Banks’ involvement with securities began in the early 1920s through the creation of "securities affiliates" that undertook securities underwriting and sales to the public; they mushroomed in the late 1920s and by 1930, 300 banks had such affiliates making them formative universal banks. 

They were very successful in taking market share from the specialist investment banks that dominated the business; between 1927 and 1930, commercial banks’ share of underwriting origination doubled from 22% to 45%. Glass believed that bank involvement with securities was contrary to sound banking, and concluded that this new development that was responsible for stock market speculation and the crash, as well as the rash of bank failures.

Glass’s cause was boosted by the sensational failure of Bank of United States (note the missing ‘the’), New York’s third largest bank with 62 branches and 440,000 depositors, in December 1930.
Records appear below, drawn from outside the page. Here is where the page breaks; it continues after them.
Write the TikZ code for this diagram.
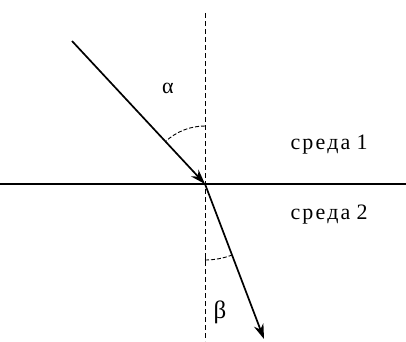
\documentclass[tikz,border=0pt]{standalone}
\usepackage{fontspec}
\setmainfont{Liberation Serif}
\usepackage{tikz}
\usetikzlibrary{arrows.meta}

\begin{document}
\begin{tikzpicture}[
  x=1pt, y=1pt,
  font=\fontsize{22}{26}\selectfont,
  ray/.style={-{Stealth[length=15pt, width=10pt]}, line width=1.7pt},
  normal/.style={dashed, dash pattern=on 5pt off 3pt, line width=0.9pt},
  bound/.style={line width=1.4pt},
  anglearc/.style={dash pattern=on 4pt off 2pt, line width=0.9pt},
  lab/.style={inner sep=0pt},
  medium/.style={inner sep=0pt, font=\fontsize{22}{26}\selectfont\addfontfeature{LetterSpace=10}}]
\useasboundingbox (0,0) rectangle (406,341);
\coordinate (O) at (205,157);
\coordinate (src) at (72,300);
\coordinate (tip) at (264,2);
\coordinate (ntop) at (205,328);
\coordinate (nbot) at (205,0);
\coordinate (west) at (0,157);
\coordinate (east) at (406,157);
% normal and boundary
\draw[normal] (ntop) -- (nbot);
\draw[bound] (west) -- (east);
% rays
\draw[ray] (src) -- (O);
\draw[ray] (O) -- (tip);
% angles
\draw[anglearc] ([yshift=58pt]O) arc[start angle=90, end angle=133, radius=58pt];
\draw[anglearc] ([yshift=-76pt]O) arc[start angle=270, end angle=290.5, radius=76pt];
\draw[line width=0.9pt] ([yshift=-70pt]O) -- ([yshift=-82pt]O);
\node[lab] (alpha) at (168,253) {α};
\node[lab, font=\fontsize{25}{28}\selectfont] (beta) at (220,29) {β};
\node[medium] (med1) at (329,196) {среда\hspace{6pt}1};
\node[medium] (med2) at (329,126) {среда\hspace{6pt}2};
\end{tikzpicture}
\end{document}
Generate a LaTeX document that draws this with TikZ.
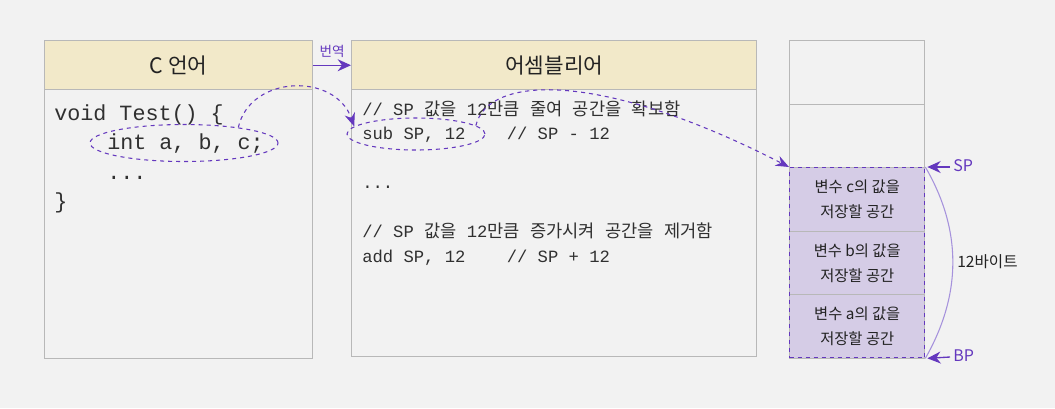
\documentclass[tikz,border=0pt]{standalone}
\usepackage{fontspec}
\setmainfont{Noto Sans CJK KR}
\newfontfamily\codefont{Liberation Mono}
\newfontfamily\kfont{Noto Sans CJK KR}
\usetikzlibrary{arrows.meta,shapes.geometric}
\definecolor{bgc}{HTML}{F2F2F2}
\definecolor{bordc}{HTML}{B8B8B8}
\definecolor{headc}{HTML}{F2E9C9}
\definecolor{purp}{HTML}{6438BE}
\definecolor{lpurp}{HTML}{D5CCE6}
\definecolor{cpurp}{HTML}{A692DC}
\definecolor{txt}{HTML}{222222}
\definecolor{codetxt}{HTML}{303030}
\newcommand{\Kc}[1]{{\kfont\fontsize{13.2pt}{15pt}\selectfont #1}}
\begin{document}
\begin{tikzpicture}[x=0.75pt,y=-0.75pt,
  box/.style={draw=bordc,line width=1.1pt,inner sep=0pt,anchor=north west},
  header/.style={box,fill=headc,font=\fontsize{16pt}{19pt}\selectfont,text=txt},
  bigcode/.style={anchor=base west,inner sep=0pt,text=codetxt,font=\codefont\fontsize{16.3pt}{19pt}\selectfont},
  smallcode/.style={anchor=base west,inner sep=0pt,text=codetxt,font=\codefont\fontsize{12.9pt}{15pt}\selectfont},
  cellbox/.style={draw=bordc,line width=1.1pt,inner sep=0pt,anchor=north west,minimum width={135*0.75pt},minimum height={63.5*0.75pt}},
  varcell/.style={cellbox,fill=lpurp,text=txt,align=center,font=\fontsize{11.5pt}{18.8pt}\selectfont},
  markell/.style={ellipse,draw=purp,dashed,line width=0.8pt,inner sep=0pt},
  markarrow/.style={draw=purp,dashed,line width=0.8pt,-{Stealth[length=10pt,width=8pt]}},
  ptr/.style={draw=purp,line width=1pt,-{Stealth[length=10pt,width=9pt]}},
  ptrlabel/.style={anchor=west,inner sep=0pt,text=purp,font=\fontsize{12pt}{14pt}\selectfont}]
\fill[bgc] (0,0) rectangle (1055,408);
\useasboundingbox (0,0) rectangle (1055,408);

% left box
\node[box,minimum width={268*0.75pt},minimum height={269*0.75pt}] (cbody) at (44,89) {};
\node[header,minimum width={268*0.75pt},minimum height={49*0.75pt}] (chead) at (44,40) {C 언어};
\node[bigcode] (l1) at (54,120) {void Test() \{};
\node[bigcode] (l2) at (107,149.5) {int a, b, c;};
\node[bigcode] (l3) at (107,179) {...};
\node[bigcode] (l4) at (54,208.5) {\}};

% middle box
\node[box,minimum width={405*0.75pt},minimum height={267*0.75pt}] (abody) at (351,89) {};
\node[header,minimum width={405*0.75pt},minimum height={49*0.75pt}] (ahead) at (351,40) {어셈블리어};
\node[smallcode] (m1) at (362,115) {// SP \Kc{값을} 12\Kc{만큼} \Kc{줄여} \Kc{공간을} \Kc{확보함}};
\node[smallcode] (m2) at (362,139.5) {sub SP, 12\ \ \ \ // SP - 12};
\node[smallcode] (m3) at (362,188.5) {...};
\node[smallcode] (m4) at (362,237.5) {// SP \Kc{값을} 12\Kc{만큼} \Kc{증가시켜} \Kc{공간을} \Kc{제거함}};
\node[smallcode] (m5) at (362,262) {add SP, 12\ \ \ \ // SP + 12};

% translate arrow
\draw[ptr,line width=0.9pt] (chead.east) -- (ahead.west) node[midway,above={7*0.75pt},text=purp,inner sep=0pt,font=\fontsize{10.2pt}{12pt}\selectfont] (tr) {번역};

% stack
\node[cellbox] (s1) at (789,40) {};
\node[cellbox] (s2) at (789,103.5) {};
\node[varcell] (sc) at (789,167) {변수 c의 값을\\저장할 공간};
\node[varcell] (sb) at (789,230.5) {변수 b의 값을\\저장할 공간};
\node[varcell] (sa) at (789,294) {변수 a의 값을\\저장할 공간};
\node[draw=purp,dashed,line width=1pt,anchor=north west,inner sep=0pt,minimum width={135*0.75pt},minimum height={190*0.75pt}] (region) at (789,167) {};

% ellipses
\node[markell,minimum width={188*0.75pt},minimum height={37*0.75pt}] (e1) at (184,143) {};
\node[markell,minimum width={138*0.75pt},minimum height={32*0.75pt}] (e2) at (416,134) {};

% dashed curves
\draw[markarrow] (e1.16) .. controls (250,75) and (335,72) .. (e2.173);
\draw[markarrow] (e2.8) .. controls (488,75) and (600,70) .. (region.north west);

% SP / BP pointers
\coordinate (spt) at (950,167);
\coordinate (bpt) at (950,357);
\draw[ptr] (spt) -- ([xshift=1.5pt]region.north east);
\draw[ptr] (bpt) -- ([xshift=1.5pt]region.south east);
\node[ptrlabel] (splab) at (953,166) {SP};
\node[ptrlabel] (bplab) at (953,356) {BP};

% 12 bytes
\draw[cpurp,line width=0.8pt] (region.north east) .. controls (962,230) and (962,294) .. (region.south east);
\node[anchor=west,inner sep=0pt,text=txt,font=\fontsize{11.7pt}{13pt}\selectfont] (bytes) at (957,262) {12바이트};
\end{tikzpicture}
\end{document}
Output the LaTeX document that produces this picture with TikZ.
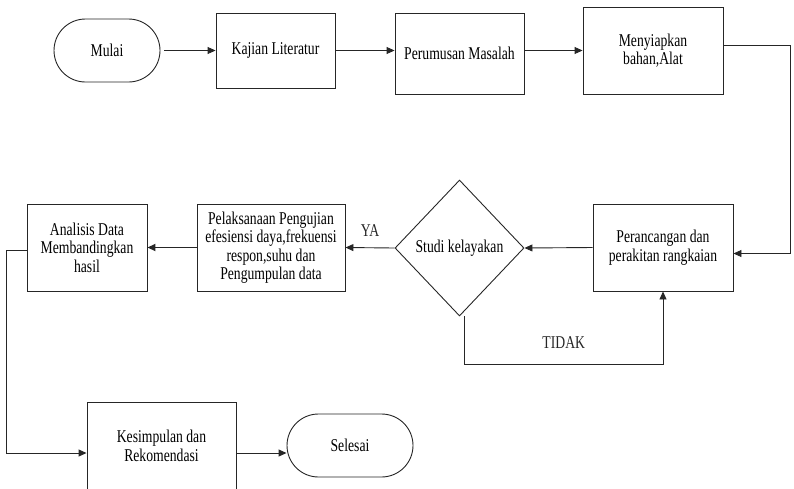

The causes of the bank’s failure were real estate loans, overpaying for acquisitions and fraud, but public attention focused on its shady tangle of 59 affiliates; in fact, securities were a small part of their activities (mostly real estate speculation) but the scandal helped to establish bank affiliates as objects of public suspicion. A Glass Banking Bill banning bank securities affiliates was introduced in 1931 and 1932, but with a Republican administration in office, it got nowhere.

The landslide victory of Democrat reformer Franklin Roosevelt in the November 1932 presidential election improved the prospects, and Glass reintroduced his bill in January 1933. 

In February, as the bill passed through Congress, the sensational revelations of the Pecora Hearings about abuses by bankers generated near-hysterical public rage against bankers; opposition to Glass’s bill evaporated.

In the House, Representative Henry Steagall proposed combination with his own bill introducing deposit insurance. Glass was displeased but acquiesced. Roosevelt also disliked deposit insurance but signed the bill to avoid further hearings and assuage public anger with bankers. 

That put paid to US universal banking.

Glass-Steagall happily coincided with the decline of bank failures and got credit for it in the public mind. 

But subsequent investigation established that, in fact, commercial banks with securities affiliates were substantially less likely to fail in the early 1930s than counterparts without securities affiliates, and there was little basis for allegations of abuses. 

Not that such realities would have mattered even if they had been known. In the circumstances of 1933, acquiescence with Glass-Steagall suited all interests. 

For the commercial banks, sacrificing an activity that was no longer profitable was a cheap way of placating public fury. The specialist investment banks were delighted with the serendipitous disappearance of formidable competitors. Congress could claim credit for protecting small depositors from loss and appeared to be doing something about the banking crisis. The president and the executive branch demonstrated that it was turning New Deal rhetoric into action.

And Carter Glass, once again, saw his vision of the American financial system become law. And so American banking was set on its singular path for the next six decades. 

Would a new Glass-Steagall spell the unravelling of America’s new generation of universal banks?